MUSIC REVIEW FRIDAY FIVE

Cover art for the music featured in Friday Five.

Friday Five highlights music by Washtenaw County-associated artists and labels.

This edition features big band prog-jazz fusion by Elliot McConnell, jazz-rock by Punto de Fuga, country-folk jazz by Maddy Ringo, moody indie by Dick Texas, and two new drum 'n' bass releases on the AGN7 label.

 

Elliot McConnell, Highlands
Ann Arbor's Elliot McConnell put a bit of everything on his debut album, Highlands, available on streaming and double CD. The trumpeter-composer wrote a collection of tunes that are a bit big band with a smidge of prog-rock and a dash of choral singing—often within the same song. Highlands is stuffed with constantly shifting music that will challenge you intellectually for one second and then have you chicken-necking with the groove in the next instance.
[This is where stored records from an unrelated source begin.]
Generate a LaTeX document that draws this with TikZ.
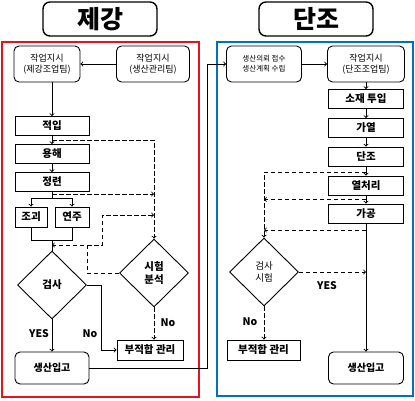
\documentclass[tikz,border=0pt]{standalone}
\usepackage{fontspec}
\setmainfont{Noto Sans CJK KR}
\usetikzlibrary{shapes.geometric}
\definecolor{framered}{RGB}{228,20,30}
\definecolor{frameblue}{RGB}{0,112,192}

\begin{document}
\begin{tikzpicture}[x=1pt, y=-1pt, line width=0.9pt,
  title/.style={draw, rounded corners=7pt, line width=1.4pt, minimum width=114pt, minimum height=34pt, font=\fontsize{25}{27}\selectfont\bfseries},
  box/.style={draw, minimum height=19pt, inner sep=0pt, font=\fontsize{10.5}{12}\selectfont\bfseries},
  rbox/.style={draw, rounded corners=5pt, minimum height=36pt, inner sep=0pt, align=center, font=\fontsize{9}{11.5}\selectfont},
  dia/.style={draw, diamond, inner sep=0pt, minimum width=69pt, minimum height=68pt, align=center, font=\fontsize{10.5}{13}\selectfont\bfseries},
  dline/.style={dashed, dash pattern=on 4.5pt off 2.5pt},
  lbl/.style={font=\fontsize{10.5}{12}\selectfont\bfseries}]
\useasboundingbox (0,0) rectangle (415,400);
% Titles
\node[title] (t1) at (100,19) {제강};
\node[title] (t2) at (316,19) {단조};
% Frames
\draw[framered, line width=1.3pt] (2,42) rectangle (199,397);
\draw[frameblue, line width=1.3pt] (217,42) rectangle (413,396);

% 제강
\node[rbox, minimum width=66pt] (wo1) at (47,64) {작업지시\\(제강조업팀)};
\node[rbox, minimum width=73pt] (wo2) at (153,64) {작업지시\\(생산관리팀)};
\foreach \y/\name/\txt in {126/s1/적입,154/s2/용해,182/s3/정련}
  \node[box, minimum width=74pt] (\name) at (52,\y) {\txt};
\node[box, minimum width=32pt, minimum height=20pt] (ingot) at (31,217) {조괴};
\node[box, minimum width=34pt, minimum height=20pt] (cc) at (72,217) {연주};
\node[dia] (insp1) at (52,285) {검사};
\node[dia] (test) at (154,273) {시험\\분석};
\node[box, minimum width=66pt, minimum height=20pt] (rej1) at (150,350) {부적합 관리};
\node[rbox, minimum width=74pt, minimum height=32pt, font=\fontsize{10}{12}\selectfont\bfseries] (st1) at (52,368) {생산입고};
\node[lbl] (yes1) at (39,334) {YES};
\node[lbl] (no1) at (90,334) {No};
\node[lbl] (no2) at (168,323) {No};

\draw[->] (wo2) -- (wo1);
\draw[->] (wo1.south -| s1) -- (s1);
\draw[->] (s1) -- (s2);
\draw[->] (s2) -- (s3);
\coordinate (sp) at (52,198);
\draw (s3) -- (sp);
\draw[->] (sp) -| (ingot);
\draw[->] (sp) -| (cc);
\coordinate (jn) at (52,240);
\draw (ingot) |- (jn);
\draw (cc) |- (jn);
\draw (jn) -- (insp1);
\draw[->] (insp1) -- (st1);
\draw[->] (insp1.east) -- ++(14,0) |- (rej1);
% test loop
\coordinate (c1) at (52,140);
\coordinate (c2) at (52,194);
\coordinate (c3) at (87,245);
\coordinate (c4) at (102,215);
\draw[dline,->] (c1) -| (test);
\draw[dline,->] (c2) -- (c2 -| test);
\draw[dline,->] (test.west) -| (c3) -- (c3 -| insp1);
\draw[dline,->] (c3) -| (c4) -- (c4 -| test);
\draw[dline,->] (test.south) -- (test.south |- rej1.north);

% 단조
\node[rbox, minimum width=75pt, font=\fontsize{7.5}{10}\selectfont] (plan) at (264,64) {생산의뢰 접수\\생산계획 수립};
\node[rbox, minimum width=77pt] (wo3) at (366,64) {작업지시\\(단조조업팀)};
\foreach \y/\name/\txt in {99/f1/소재 투입,128/f2/가열,156.5/f3/단조,185.5/f4/열처리,213.5/f5/가공}
  \node[box, minimum width=75pt] (\name) at (366,\y) {\txt};
\node[dia, font=\fontsize{9.5}{12}\selectfont] (insp2) at (264,272) {검사\\시험};
\node[box, minimum width=73pt, minimum height=20pt] (rej2) at (263.5,350) {부적합 관리};
\node[rbox, minimum width=75pt, minimum height=32pt, font=\fontsize{10}{12}\selectfont\bfseries] (st2) at (366,368) {생산입고};
\node[lbl] (yes2) at (327,286) {YES};
\node[lbl] (no3) at (250,322) {No};

% to 단조
\coordinate (c5) at (207,368);
\draw[->] (st1.east) -- (c5) |- (plan.west);

\draw[->] (plan) -- (wo3);
\draw[->] (wo3) -- (f1);
\foreach \a/\b in {f1/f2,f2/f3,f3/f4,f4/f5}
  \draw[->] (\a) -- (\b);
\draw[->] (f5) -- (st2);
\coordinate (c6) at (366,172);
\coordinate (c7) at (366,199.5);
\coordinate (c8) at (366,230);
\draw[dline,->] (c6) -| (insp2);
\draw[dline,->] (c7) -- (c7 -| insp2);
\draw[dline,->] (c8) -- (c8 -| insp2);
\draw[dline,->] (insp2) -- (insp2 -| f5);
\draw[dline,->] (insp2.south) -- (insp2.south |- rej2.north);
\end{tikzpicture}
\end{document}
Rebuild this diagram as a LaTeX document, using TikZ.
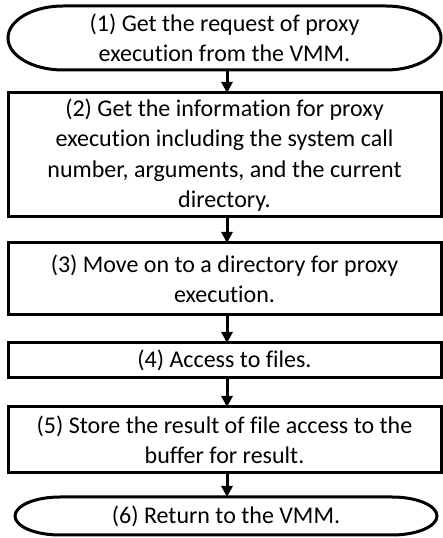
\documentclass[tikz,border=0pt]{standalone}
\usepackage{fontspec}
\setmainfont[Ligatures=NoCommon]{Carlito}
\usetikzlibrary{arrows.meta}
\begin{document}
\begin{tikzpicture}[x=1pt,y=1pt,
  every node/.style={font=\fontsize{24}{30.5}\selectfont, align=center, inner sep=0pt, outer sep=0pt},
  stepbox/.style={draw, line width=3pt, minimum width=433pt},
  termnode/.style={minimum width=#1},
  termline/.style={line width=3pt},
  flow/.style={line width=3pt, -{Triangle[length=11pt,width=11pt]}}
]
\useasboundingbox (0,0) rectangle (443,538);
% terminator 1
\node[termnode=433pt, minimum height=64pt] (t1) at (224.5,500) {(1) Get the request of proxy\\execution from the VMM.};
\draw[termline] ([xshift=55pt]t1.north west) -- ([xshift=-55pt]t1.north east)
  arc[start angle=90, end angle=-90, x radius=55pt, y radius=32pt]
  -- ([xshift=55pt]t1.south west)
  arc[start angle=270, end angle=90, x radius=55pt, y radius=32pt] -- cycle;
\node[stepbox, minimum height=124pt] (b2) at (224.5,383) {(2) Get the information for proxy\\execution including the system call\\number, arguments, and the current\\directory.};
\node[stepbox, minimum height=72pt] (b3) at (224.5,259) {(3) Move on to a directory for proxy\\execution.};
\node[stepbox, minimum height=35pt] (b4) at (224.5,177.5) {(4) Access to files.};
\node[stepbox, minimum height=66pt] (b5) at (224.5,98) {(5) Store the result of file access to the\\buffer for result.};
% terminator 6
\node[termnode=422pt, minimum height=38pt] (t6) at (226,22) {(6) Return to the VMM.};
\draw[termline] ([xshift=45pt]t6.north west) -- ([xshift=-45pt]t6.north east)
  arc[start angle=90, end angle=-90, x radius=45pt, y radius=19pt]
  -- ([xshift=45pt]t6.south west)
  arc[start angle=270, end angle=90, x radius=45pt, y radius=19pt] -- cycle;
% arrows
\draw[flow] ([xshift=2.5pt]t1.south) -- ([xshift=2.5pt]b2.north);
\draw[flow] ([xshift=2.5pt]b2.south) -- ([xshift=2.5pt]b3.north);
\draw[flow] ([xshift=2.5pt]b3.south) -- ([xshift=2.5pt]b4.north);
\draw[flow] ([xshift=2.5pt]b4.south) -- ([xshift=2.5pt]b5.north);
\draw[flow] ([xshift=2.5pt]b5.south) -- ([xshift=1pt]t6.north);
\end{tikzpicture}
\end{document}
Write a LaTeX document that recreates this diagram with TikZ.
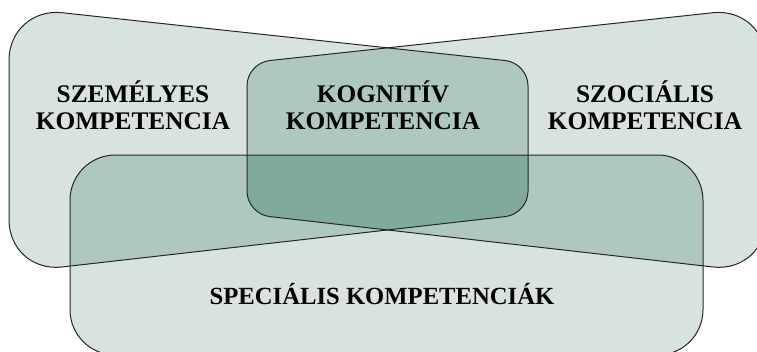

The 10-track, 86-minute collection was captured at nearby Willis Sound, and the "Atop the Down" video shows McConnell and Co. recording the tune in the studio.

 

Punto de Fuga, OptiKa
Victor and Andres Del Corral comprise Punto de Fuga (Vanishing Point), a jazz-rock fusion project out of the Ypsi-Arbor area. The duo splits all the bass and keyboards, with Andres also tackling the drums and Victor shredding on guitar. OptiKa is Punto de Fuga's fifth album, and despite a fairly consistent release schedule since debuting in 2017, I think this is strictly a studio project because I can't find any evidence of the band playing out. 

 

Maddy Ringo, People of the Earth and Sea
U-M alum Maddy Ringo played The Ark recently, and it's the perfect venue to showcase the mix of folk, jazz, and country as heard on her new album, People of the Earth and Sea. Ringo's flexible voice can shift between husky and operatic, which gives her phrasings unique angles as she croons heartfelt, poetic lyrics (often with a touch of humor). While she doesn't sound like Madeleine Peyroux, Patsy Cline, Norah Jones, Eva Cassidy, or Rickie Lee Jones, those are the musicians who come to mind when I listen to Ringo: artists who can move effortlessly through various rootsy genres while showing the interconnectedness of the music.

 

Dick Texas, All That Fall
As lead singer of Grand Rapids art-core band Sojii, Valerie Salerno would evoke Nick Cave in The Birthday Party by providing a warbly croon over the band's fractured, grungy sound. After the band's demise, she moved to Detroit, started the Dick Texas project with a more indie singer-songwriter sound, and hooked up with Fred Thomas' Life Like label out of Ypsilanti for All That Fall. It makes sense that Salerno would want to strip things back, slow things down, and allow the music to breathe so her words are heard more clearly: She's a writer above all else, and Dick Texas' debut is filled with eerie lyrics on death, grief, and other messy emotions. Sometimes Dick Texas evokes the late-night haziness of Mazzy Star, but the band's music is looser and less structured than Hope Sandoval and Dave Roback's laid-back but tightly coiled songs. As Thomas writes in the Bandcamp blurb, "It’s not an album of hit singles or easy conceptual throughlines, but one of abandoned gas stations, sun-dried bones, jarring blasts of ghost harmonica on cemetery radio stations, and raw feelings of grief and remorse viewed through a microscope in a recurring dream."

 

Forgiven Soul, Sudden Movement EP
Ahmad, The Omen EP
If you're a longtime reader of Pulp, you'll know that one of the world's foremost drum 'n' bass labels, AGN7, is based in Ypsilanti. Listen to AGN7's two latest EPs for further proof.


Christopher Porter is a library technician and the editor of Pulp.